What’s the best practice for sending an internal newsletter – from the CEO, “Internal Communications,” the head of the Communications department or someone else? That was a question that came up this week.
I don’t know of any definitive best practices related to who sends an e-newsletter (do you?), and I could only find one suggestion that having a newsletter come from a senior leader could “heighten the interest in the content.” That might work the first time, but employees are unlikely to believe a CEO is the person pulling together and sending out a newsletter.
My advice: make the publication editor the sender, or use the newsletter name (“firstname.lastname@example.org”) to avoid issues with staff changes. “Internal Communications” is too vague; you want a person, someone people feel they can contact with comments. They likely won’t, but want to have that option.

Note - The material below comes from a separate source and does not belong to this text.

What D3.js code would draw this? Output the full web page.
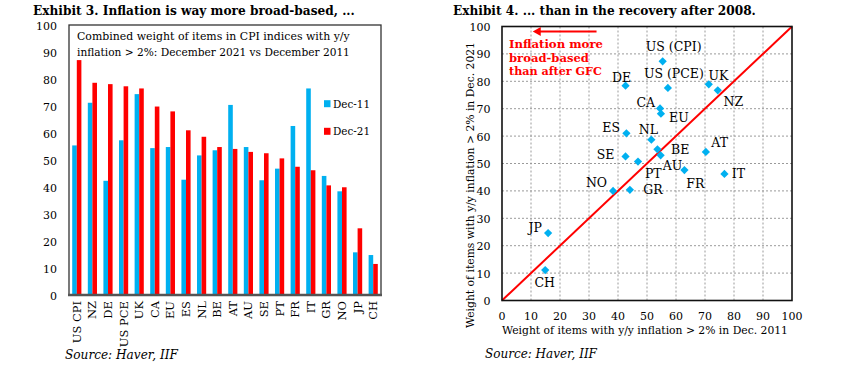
<!DOCTYPE html>
<html><head><meta charset="utf-8">
<script src="https://cdn.jsdelivr.net/npm/d3@7"></script>
<style>body{margin:0;background:#fff;} svg{display:block;}</style>
</head><body><svg id="c" width="848" height="366"></svg>
<script>
// ---------- data: Exhibit 3 (bars) ----------
const categories = ["US CPI","NZ","DE","US PCE","UK","CA","EU","ES","NL","BE","AT","AU","SE","PT","FR","IT","GR","NO","JP","CH"];
const dec11 = [55.4,71.2,42.3,57.3,74.4,54.4,54.8,42.7,51.7,53.6,70.4,54.8,42.5,46.8,62.6,76.5,44.1,38.4,15.8,14.8];
const dec21 = [87.0,78.6,78.1,77.3,76.5,69.8,68.0,61.0,58.6,54.8,54.1,53.0,52.5,50.6,47.5,46.2,40.6,39.9,24.7,11.5];
const seriesNames = ["Dec-11","Dec-21"];
const yTicks = [0,10,20,30,40,50,60,70,80,90,100];

// ---------- data: Exhibit 4 (scatter) ----------
const scLabels = ["US (CPI)","US (PCE)","DE","UK","NZ","CA","EU","ES","NL","BE","AU","SE","PT","AT","FR","IT","NO","GR","JP","CH"];
const scX = [55.4,57.2,42.6,71.3,74.4,54.5,54.8,42.9,51.5,53.6,54.7,42.6,46.9,70.3,62.9,76.7,38.3,44.1,15.9,14.9];
const scY = [87.3,77.6,78.4,78.9,76.7,70.1,68.2,61.0,58.7,55.2,53.0,52.6,50.7,54.2,47.6,46.2,40.0,40.4,24.6,11.1];
const xyTicks = [0,10,20,30,40,50,60,70,80,90,100];

// ---------- styling / layout ----------
const FONT = '"DejaVu Serif", "Liberation Serif", serif';
const BLUE = "#00B0F0", RED = "#FF0000";
const colors = {"Dec-11": BLUE, "Dec-21": RED};
const labelOffset = {
  "US (CPI)":[11,-14.6], "US (PCE)":[6,-14.7], "DE":[-4,-8.4], "UK":[9.6,-9], "NZ":[15.6,11.4],
  "CA":[-14.2,-6], "EU":[18,3.6], "ES":[-15.2,-6], "NL":[-3,-10.4], "BE":[22.8,0.7],
  "AU":[12,10.4], "SE":[-20,-1.6], "PT":[15.3,11.6], "AT":[13.8,-9.3], "FR":[11,13.3],
  "IT":[14,0], "NO":[-16.6,-8.3], "GR":[23,0], "JP":[-13,-5.3], "CH":[-0.5,12.3]
};

const svg = d3.select("#c").attr("font-family", FONT);
function fit(t, w){
  const l = t.node().getComputedTextLength();
  const fs = parseFloat(t.attr("font-size"));
  if (l > 0) t.attr("font-size", (fs * w / l).toFixed(2));
  return t;
}
function txt(x, y, s, size, opts = {}){
  const t = svg.append("text").attr("x", x).attr("y", y).text(s)
    .attr("font-size", size).attr("fill", opts.fill || "#000")
    .attr("dominant-baseline", "central")
    .attr("text-anchor", opts.anchor || "start");
  if (opts.bold) t.attr("font-weight", "bold");
  if (opts.italic) t.attr("font-style", "italic");
  if (opts.w) fit(t, opts.w);
  return t;
}

// ================= Left chart =================
const yL = d3.scaleLinear().domain([0,100]).range([295,25]);
const x0 = d3.scaleBand().domain(categories).range([69,381]);
const x1 = d3.scaleBand().domain(seriesNames).range([0, x0.bandwidth()]).paddingOuter(0.7);
const barData = categories.map((c,i) => ({cat:c, vals:[{s:"Dec-11", v:dec11[i]},{s:"Dec-21", v:dec21[i]}]}));

txt(33, 10.5, "Exhibit 3. Inflation is way more broad-based, ...", 13, {bold:true, w:322});

const g = svg.append("g");
g.selectAll("g.cat").data(barData).join("g").attr("class","cat")
  .attr("transform", d => `translate(${x0(d.cat)},0)`)
  .selectAll("rect").data(d => d.vals).join("rect")
  .attr("x", d => x1(d.s)).attr("width", x1.bandwidth())
  .attr("y", d => yL(d.v)).attr("height", d => yL(0) - yL(d.v))
  .attr("fill", d => colors[d.s]);

// frame
svg.append("rect").attr("x", 69).attr("y", yL(100)).attr("width", 312).attr("height", yL(0)-yL(100))
  .attr("fill","none").attr("stroke","#333").attr("stroke-width",1.3);
svg.append("line").attr("x1",68).attr("x2",382).attr("y1",yL(0)).attr("y2",yL(0))
  .attr("stroke","#555").attr("stroke-width",2.5);

// y tick labels
yTicks.forEach(v => txt(57, yL(v) + 1, String(v), 11, {anchor:"end"}));

// x labels rotated
categories.forEach(c => {
  svg.append("text").text(c).attr("font-size", 11.5)
    .attr("transform", `translate(${x0(c) + x0.bandwidth()/2},${301}) rotate(-90)`)
    .attr("text-anchor","end").attr("dominant-baseline","central");
});

// caption
txt(77, 36, "Combined weight of items in CPI indices with y/y", 12, {w:273});
txt(77, 52, "inflation > 2%: December 2021 vs December 2011", 12, {w:273});

// legend
seriesNames.forEach((s,i) => {
  const cy = 103.7 + i*27.6;
  svg.append("rect").attr("x",324).attr("y",cy-3.5).attr("width",6.5).attr("height",7).attr("fill",colors[s]);
  txt(333, cy, s, 12, {w:37});
});

txt(65, 355, "Source: Haver, IIF", 12, {italic:true, w:113});

// ================= Right chart =================
const xR = d3.scaleLinear().domain([0,100]).range([502,792]);
const yR = d3.scaleLinear().domain([0,100]).range([300.5,26.5]);

txt(453, 10.5, "Exhibit 4. ... than in the recovery after 2008.", 13, {bold:true, w:303});

// grid
const grid = svg.append("g").attr("stroke","#9a9a9a").attr("stroke-width",1).attr("stroke-dasharray","2,2");
xyTicks.filter(v => v>0 && v<100).forEach(v => {
  grid.append("line").attr("x1",xR(v)).attr("x2",xR(v)).attr("y1",yR(0)).attr("y2",yR(100));
  grid.append("line").attr("x1",xR(0)).attr("x2",xR(100)).attr("y1",yR(v)).attr("y2",yR(v));
});

// 45-degree line
svg.append("line").attr("x1",xR(0)).attr("y1",yR(0)).attr("x2",xR(100)).attr("y2",yR(100))
  .attr("stroke",RED).attr("stroke-width",2);

// frame
svg.append("rect").attr("x",xR(0)).attr("y",yR(100)).attr("width",xR(100)-xR(0)).attr("height",yR(0)-yR(100))
  .attr("fill","none").attr("stroke","#111").attr("stroke-width",1.6);

// ticks
xyTicks.forEach(v => {
  txt(490.5, yR(v) + 1, String(v), 11, {anchor:"end"});
  txt(xR(v), 316.5, String(v), 11, {anchor:"middle"});
});

// axis titles
txt(xR(50)-2, 330, "Weight of items with y/y inflation > 2% in Dec. 2011", 12, {anchor:"middle", w:286});
const yt = svg.append("text").text("Weight of items with y/y inflation > 2% in Dec. 2021")
  .attr("font-size",12).attr("text-anchor","middle").attr("dominant-baseline","central")
  .attr("transform", `translate(470,185) rotate(-90)`);
fit(yt, 286);

// points
const diamond = d3.symbol().type(d3.symbolSquare).size(34)();
scLabels.forEach((lab,i) => {
  const px = xR(scX[i]), py = yR(scY[i]);
  svg.append("path").attr("d", diamond).attr("fill", BLUE)
    .attr("transform", `translate(${px},${py}) rotate(45)`);
  const o = labelOffset[lab];
  txt(px + o[0], py + o[1], lab, 12.5, {anchor:"middle"});
});

// annotation arrow + text
const ay = yR(98.2);
svg.append("line").attr("x1", xR(32.6)).attr("x2", xR(10.6)+6).attr("y1", ay).attr("y2", ay)
  .attr("stroke", RED).attr("stroke-width", 2);
svg.append("path").attr("d", `M${xR(10.6)},${ay} l8,-4.5 l0,9 z`).attr("fill", RED);
txt(509, 44, "Inflation more", 12.5, {bold:true, fill:RED, w:94});
txt(509, 57.5, "broad-based", 12.5, {bold:true, fill:RED, w:80});
txt(509, 71.3, "than after GFC", 12.5, {bold:true, fill:RED, w:93});

txt(485, 354, "Source: Haver, IIF", 12, {italic:true, w:112});
</script></body></html>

Rather than worry about the sender, what’s more important with newsletters is to:
- Focus on providing content employees will find useful, relevant and interesting. Miss this, and you’ll teach employees they can safely ignore future emails. GetResponse says employees “should be reading internal newsletters because they find them interesting or engaging, not because the boss demands them to do so.”
- Target your communication. SnapComms says, “You may want to categorize employees according to their channel preferences i.e. remote workers may be best served with SMS; call-center agents may be more responsive to scrolling desktop tickers; shop floor workers may prefer digital signage.” You might also look at customizing according to geography and interests, allowing employees to sign up for the regions and topics they want to receive in a custom feed.
- Highlight something of interest in the subject line, not just “August newsletter.” Why should employees open it? Nielsen Norman Group says of e-newsletters in general, “We recommend including content from the issue in each subject line, even though it’s a difficult job to write good microcontent within the fifty- to sixty-character limit that many email services impose.”